The Brunch round-up: The week and how it made us feel
We’re reconsidering our feelings for Naomi Campbell, keeping influencers out of the frame, and loving the news about Madonna

- 1
Ducking as we cheer.
It’s officially cool to like Naomi Campbell again. The supermodel, 53, has been working since she was 16. She’s been in the news as much for assaulting her employees as for her style and anti-racist activism. London’s V&A museum is displaying her clothes at a 2024 show. GenZ thinks she’s a firecracker. She may well be.

- 2
Setting boundaries.
Dae, a design shop and café in Brooklyn, USA, has had a no-laptop policy since it opened this year. Yet, influencers have been sweeping in to photograph the hyper-styled food and homeware (sometimes without buying anything!). Now, cameras, tripods and making Reels and TikToks are banned. You can do “quick snaps” at your own table. We stan.

- 3
Feeling like a virgin.
Madonna: A Rebel Life, by Mary Gabriel is 800 pages long, fast-paced and tells us so much we don’t know.

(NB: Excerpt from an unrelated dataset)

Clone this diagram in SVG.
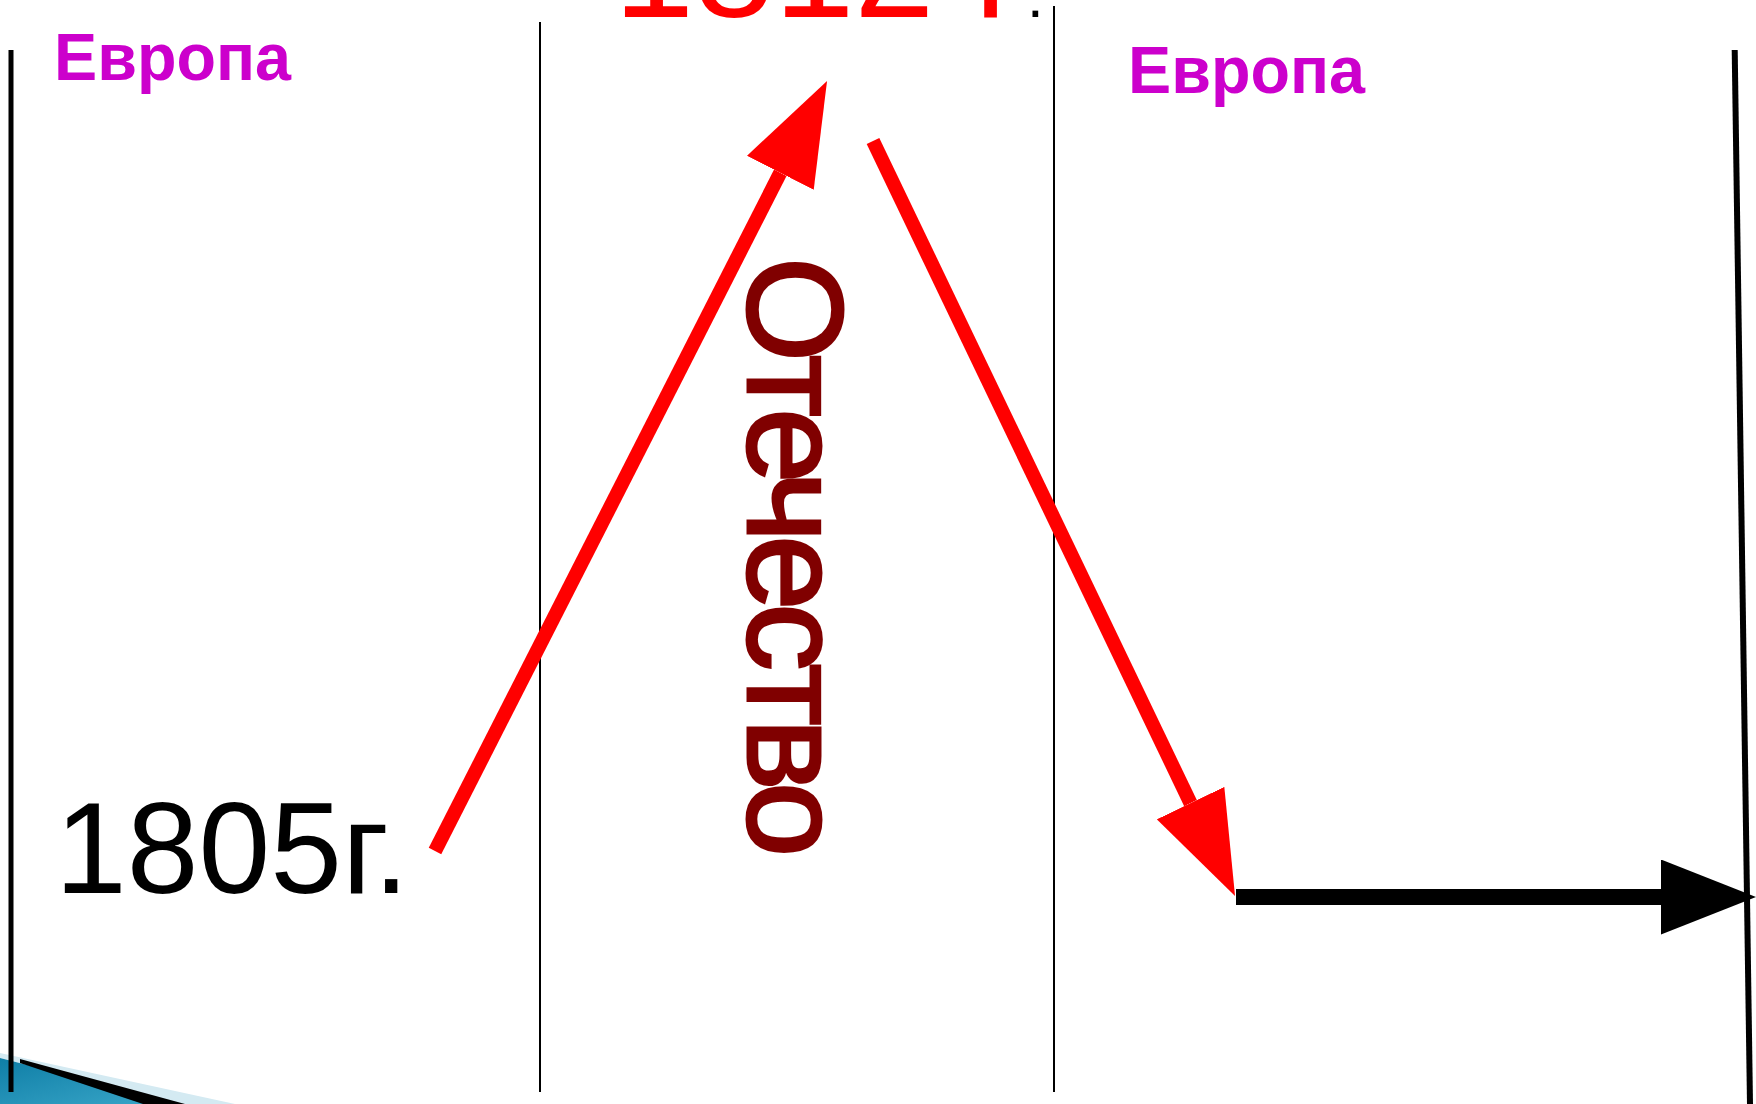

Early jobs, getting fired, moments of fear, dating artist Jean-Michel Basquiat before they were both famous. We like our biographies like this: With meat, not sugar.

- 4
Making vacay plans.
A new policy requires every beach shack in Goa to put fish-curry rice on the menu. The timings are stricter (7am -11pm), UPI payments are more easily available, there are portable toilets and active CCTVs. Finally, the clean, safe, authentic Goa we’d been promised.

- 5
Keeping it secret.
Why are spy shows and films so dull these days? Vishal Bhardwaj’s Khufiya on Netflix had everything going for it (even Tabu, playing a RAW agent!). So why is it determinedly predictable, lacking shock and surprise? Even Mr & Mrs Smith and Spy Kids made the job look good. Wait, is actual spy work boring?